In a stunning example of God’s sense of timing (and of the brilliance of the crafters of the Revised Common Lectionary, the three-year cycle of biblical readings followed by the Episcopal Church), we begin this new program year with a timely reminder of who – and Whose – we are. This week we hear once again the story of God’s saving history and enduring love for the People of Israel, our own spiritual ancestors. Preaching to a disheartened people in exile, the Prophet Jeremiah retells the central narrative of their identity, recalling how God “brought [them] up from the land of Egypt” and “led [them] in the wilderness, in a land of deserts and pits, in a land of drought and deep darkness,” bringing them the last “into a plentiful land to eat its fruits and its good things.”
And yet, for all of God’s faithful provision, it seems to be human nature to forget. In the midst of a time of religious and political turmoil, the People of Israel lose heart and, in so doing, lose sight of who they really are. Filled with despair, they begin to worship idols, turning away from God toward other sources of so-called sustenance – sources which do not and cannot, in fact, sustain.

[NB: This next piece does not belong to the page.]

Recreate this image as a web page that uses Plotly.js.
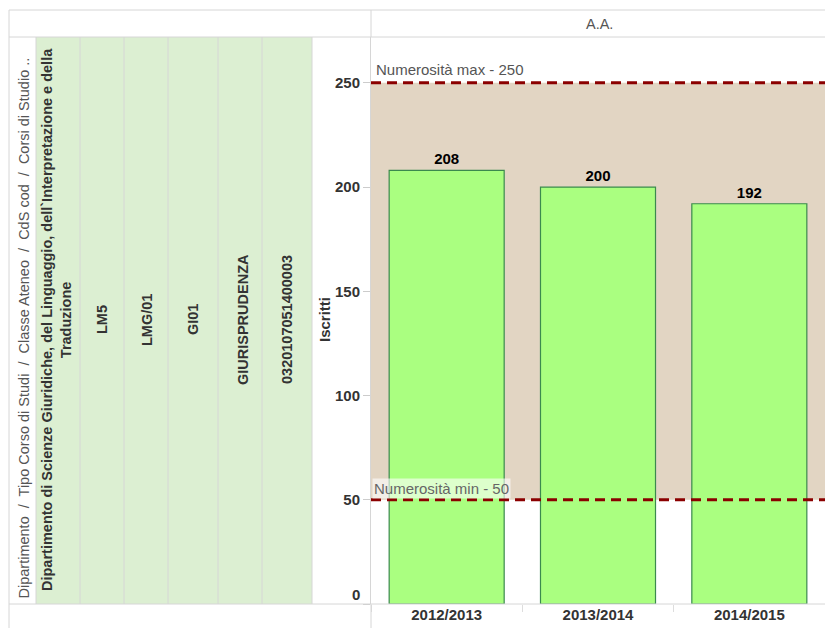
<!DOCTYPE html>
<html>
<head>
<meta charset="utf-8">
<script src="https://cdn.plot.ly/plotly-3.0.1.min.js"></script>
<style>html,body{margin:0;padding:0;background:#fff;}#chart{width:825px;height:628px;}</style>
</head>
<body>
<div id="chart"></div>
<script>
// ---- data ----
var years = ['2012/2013', '2013/2014', '2014/2015'];
var iscritti = [208, 200, 192];
var minNum = 50;
var maxNum = 250;
var yTicks = [0, 50, 100, 150, 200, 250];
var headerTitle = 'Dipartimento  /  Tipo Corso di Studi  /  Classe Ateneo  /  CdS cod  /  Corsi di Studio ..';
var rowHeaders = [
  'Dipartimento di Scienze Giuridiche, del Linguaggio, dell`Interpretazione e della<br>Traduzione',
  'LM5', 'LMG/01', 'GI01', 'GIURISPRUDENZA', '0320107051400003'
];
var columnTitle = 'A.A.';
var yTitle = 'Iscritti';

// ---- layout helpers (pixel -> paper) ----
var L = 371, R = 0, T = 37, B = 24, WW = 825, HH = 628;
var PW = WW - L - R, PH = HH - T - B;
function fx(px) { return (px - L) / PW; }
function fy(py) { return (HH - B - py) / PH; }
var FONT = 'Arial, "Liberation Sans", sans-serif';
var lineCol = '#d6d6d6';

var shapes = [];
function hline(y, x0, x1, col, w) {
  shapes.push({type: 'line', xref: 'paper', yref: 'paper', x0: fx(x0), x1: fx(x1), y0: fy(y), y1: fy(y), line: {color: col || lineCol, width: w || 1}, layer: 'above'});
}
function vline(x, y0, y1, col, w) {
  shapes.push({type: 'line', xref: 'paper', yref: 'paper', x0: fx(x), x1: fx(x), y0: fy(y0), y1: fy(y1), line: {color: col || lineCol, width: w || 1}, layer: 'above'});
}
// green row-header background
shapes.push({type: 'rect', xref: 'paper', yref: 'paper', x0: fx(36), x1: fx(312), y0: fy(604), y1: fy(37), fillcolor: '#dcefd2', line: {width: 0}, layer: 'below'});
// beige band between min and max
shapes.push({type: 'rect', xref: 'paper', yref: 'y', x0: 0, x1: 1, y0: minNum, y1: maxNum, fillcolor: '#e2d5c3', line: {width: 0}, layer: 'below'});
// dashed reference lines
[minNum, maxNum].forEach(function (v) {
  shapes.push({type: 'line', xref: 'paper', yref: 'y', x0: 0, x1: 1, y0: v, y1: v, line: {color: '#8b0000', width: 3, dash: '10px,6px'}, layer: 'above'});
});
// grid lines of the table
hline(10, 9, 825);
hline(37, 9, 825);
hline(604, 9, 825);
vline(9, 10, 628);
vline(371, 10, 37);
vline(371, 604, 628);
[36, 80, 124, 168, 218, 262, 312].forEach(function (x) { vline(x, 37, 604); });

var annotations = [];
annotations.push({xref: 'paper', yref: 'paper', x: fx(599), y: fy(24), text: columnTitle, showarrow: false, font: {family: FONT, size: 14.5, color: '#555'}, xanchor: 'center', yanchor: 'middle'});
annotations.push({xref: 'paper', yref: 'paper', x: fx(23), y: fy(601), text: headerTitle, textangle: -90, showarrow: false, font: {family: FONT, size: 14.5, color: '#555'}, xanchor: 'center', yanchor: 'bottom'});
var headerX = [56, 102, 147, 193, 243, 287];
rowHeaders.forEach(function (t, i) {
  annotations.push({xref: 'paper', yref: 'paper', x: fx(headerX[i]), y: fy(320), text: '<b>' + t + '</b>', textangle: -90, showarrow: false, font: {family: FONT, size: 14.5, color: '#333'}, xanchor: 'center', yanchor: 'middle'});
});
annotations.push({xref: 'paper', yref: 'paper', x: fx(324), y: fy(320), text: '<b>' + yTitle + '</b>', textangle: -90, showarrow: false, font: {family: FONT, size: 15, color: '#333'}, xanchor: 'center', yanchor: 'middle'});
annotations.push({xref: 'paper', yref: 'y', x: fx(374), y: maxNum, yshift: 3, text: 'Numerosità max - ' + maxNum, showarrow: false, font: {family: FONT, size: 15, color: '#555'}, xanchor: 'left', yanchor: 'bottom'});
annotations.push({xref: 'paper', yref: 'y', x: fx(372), y: minNum, yshift: 1, text: 'Numerosità min - ' + minNum, showarrow: false, font: {family: FONT, size: 15, color: '#666'}, bgcolor: 'rgba(255,255,255,0.6)', borderpad: 1, xanchor: 'left', yanchor: 'bottom'});
// "0" tick label sits a bit higher than the axis bottom
annotations.push({xref: 'paper', yref: 'y', x: fx(362), y: 0, yshift: 10, text: '<b>' + yTicks[0] + '</b>', showarrow: false, font: {family: FONT, size: 15, color: '#333'}, xanchor: 'right', yanchor: 'middle'});

var trace = {
  type: 'bar',
  x: years,
  y: iscritti,
  text: iscritti.map(String),
  texttemplate: '<b>%{text}</b>',
  textposition: 'outside',
  cliponaxis: false,
  textfont: {family: FONT, size: 15, color: '#000'},
  marker: {color: '#aaff80', line: {color: '#3b8a4e', width: 1.2}},
  hoverinfo: 'none'
};

var layout = {
  width: WW, height: HH,
  margin: {l: L, r: R, t: T, b: B, pad: 0},
  paper_bgcolor: '#fff', plot_bgcolor: '#fff',
  showlegend: false,
  bargap: 0.24,
  font: {family: FONT},
  xaxis: {
    type: 'category', range: [-0.5, 2.5], fixedrange: true,
    showgrid: false, zeroline: false, showline: false,
    ticks: 'outside', tickson: 'boundaries', ticklen: 7, tickcolor: '#dddddd',
    tickfont: {family: FONT, size: 15, color: '#333'},
    tickprefix: '<b>', ticksuffix: '</b>'
  },
  yaxis: {
    range: [0, 272], fixedrange: true,
    showgrid: false, zeroline: false,
    showline: true, linecolor: lineCol, linewidth: 1,
    ticks: 'outside', ticklen: 7, tickcolor: '#cccccc',
    tickvals: yTicks,
    ticktext: yTicks.map(function (v, i) { return i === 0 ? '' : '<b>' + v + '</b>'; }),
    tickfont: {family: FONT, size: 15, color: '#333'}
  },
  shapes: shapes,
  annotations: annotations
};

Plotly.newPlot('chart', [trace], layout, {displayModeBar: false, staticPlot: true});
</script>
</body>
</html>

As we at St. Dunstan’s enter this new season of discipleship together, it is worth asking how this story might be our story, too. Have there been times in the course of our own lives when we have forgotten who – and Whose – we are? Have there been points at which we have found ourselves so filled with despair – at our own pain, at failed relationships, at the brokenness of our world – that we have been unable or unwilling to see God’s hand at work in our very midst?
If so, we are not alone. This is what we humans tend to do, after all. We forget. We turn away. We become distracted by other, seemingly equally compelling, demands. And this is precisely why it is so important that we come together regularly as the “household of God,” to quote from our baptismal liturgy, to be fed in Word and Sacrament and to be re-membered – literally put back together – by Christ’s Presence among us.
This fall, I invite you to come “home” to St. Dunstan’s, whether you have been worshipping here for many years or are relatively new to this fellowship. Come and see what God might be up to at this time and in this place. Most of all, come and be reminded of who you really are: a beloved Child of God, precious in God’s sight.